En agosto de 1969 Knausgård tenía ocho meses. Se recrea siendo transportado en un carrito hacia la isla de Tromoya, donde vivirá junto a su familia. Aunque en toda la saga pugna por colocar sus reflexiones “tan cerca de la edad como sea posible”, no hace trampa: los recuerdos del bebé proceden de la externalización, de la transferencia desde memorias adultas. Luego se abrirán paso los propios de la escuela, el instituto, los amigos, las emociones fuertes, el erotismo, el bosque. La naturaleza, grandiosa y apabullante, ocupa su propio pedestal, al igual que la música, el deporte o los libros. Una entrega fosforescente. Traducción de Kirsti Baggethun y Asunción Lorenzo. Anagrama, 2015. 504 páginas. 22,90 euros.

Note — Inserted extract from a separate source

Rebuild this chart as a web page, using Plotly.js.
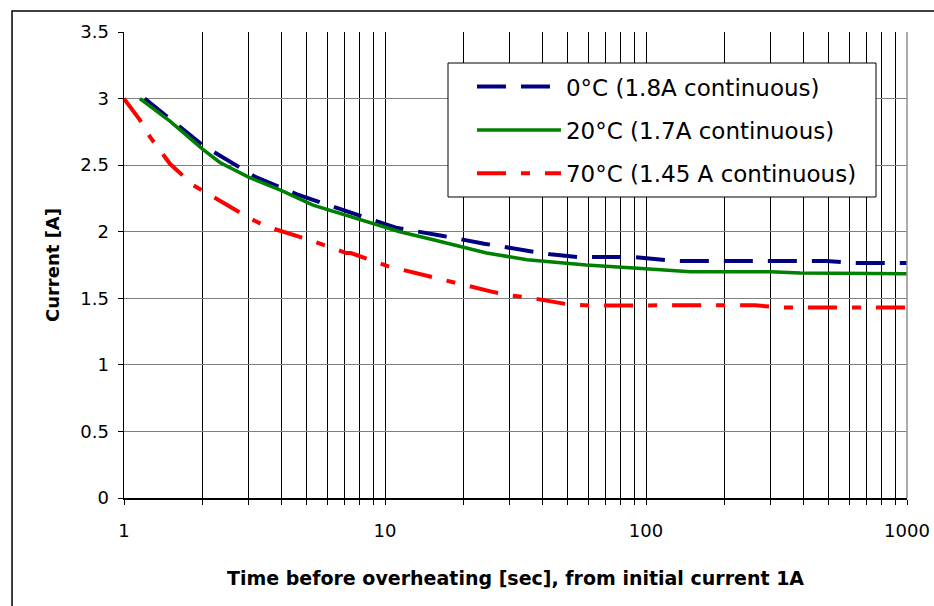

Bailando en la oscuridad. Mi lucha: 4

Apagones etílicos. Desprecio de lo burgués. Angustia por la proyección sexual. Ambiciones tan desmesuradas como las inseguridades. Una huida solo posible en el mundo nórdico: a los 18 años se va de profesor a un recóndito pueblo. Ya sabe que quiere escribir, pero no sabe aún si dispondrá del talento para ello. El alcohol es la religión juvenil. Para Knausgård, además, un disparadero de excesos. Sus borracheras van seguidas de agujeros negros en los que ha podido ocurrir lo peor. Tiempos de soledad, tentación y crisis. “Quizá porque toda mi vida he tenido un yo débil, me he sentido siempre inferior a los demás en todas las situaciones”, desvelará al final de su novela de novelas. Traducción de Kirsti Baggethun y Asunción Lorenzo. Anagrama, 2016. 544 páginas. 24,90 euros.

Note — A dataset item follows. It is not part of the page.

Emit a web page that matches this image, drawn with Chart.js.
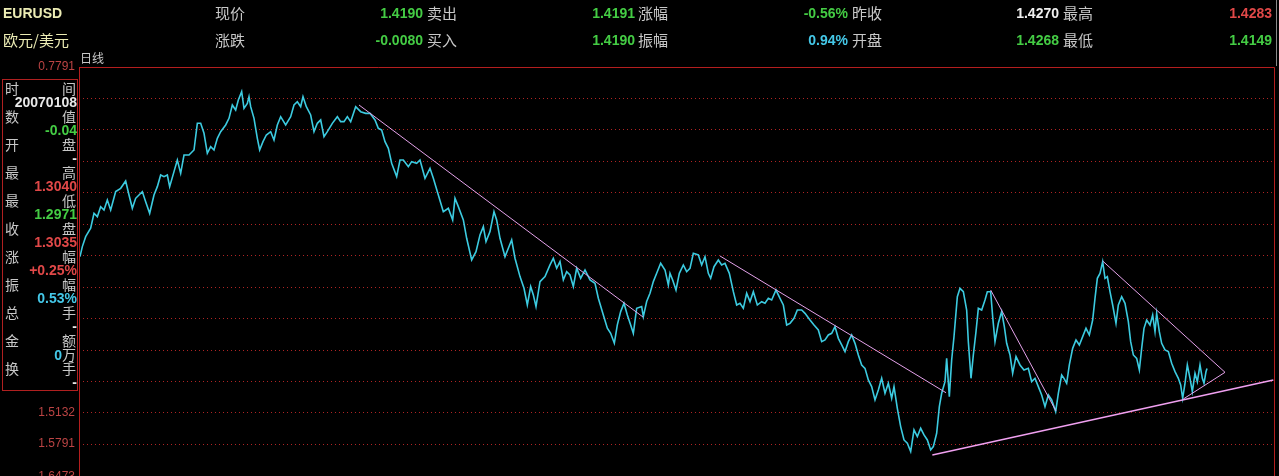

Tiene que llover. Mi lucha: 5

El diván de la literatura. Los días en que se convierte en alumno, el más joven, el más inadaptado, de la Academia de Escritura de Bergen. Hasta que conoce a Tonje, su primera esposa, nada marcha bien. Tontea con delitos, alcoholes y violencias. Todo está ahí. Ignoramos si escatima maldades, las que cuenta son suficientes para respetar su obra confesional. Su yo literario puede ser detestable, pero Mi lucha se ha consagrado como uno de los fenómenos más originales de este siglo, con sus disertaciones sobre arte e historia, sus naderías cotidianas (si compra gouda Grevé o Norvegia, o enciende un cigarro) y su prospección sobre lo más recóndito (la culpa, la angustia, la inseguridad, la masculinidad). El folletín de una vida sin edulcorar. Traducción de Kirsti Baggethun y Asunción Lorenzo. Anagrama, 2017. 696 páginas. 25,90 euros.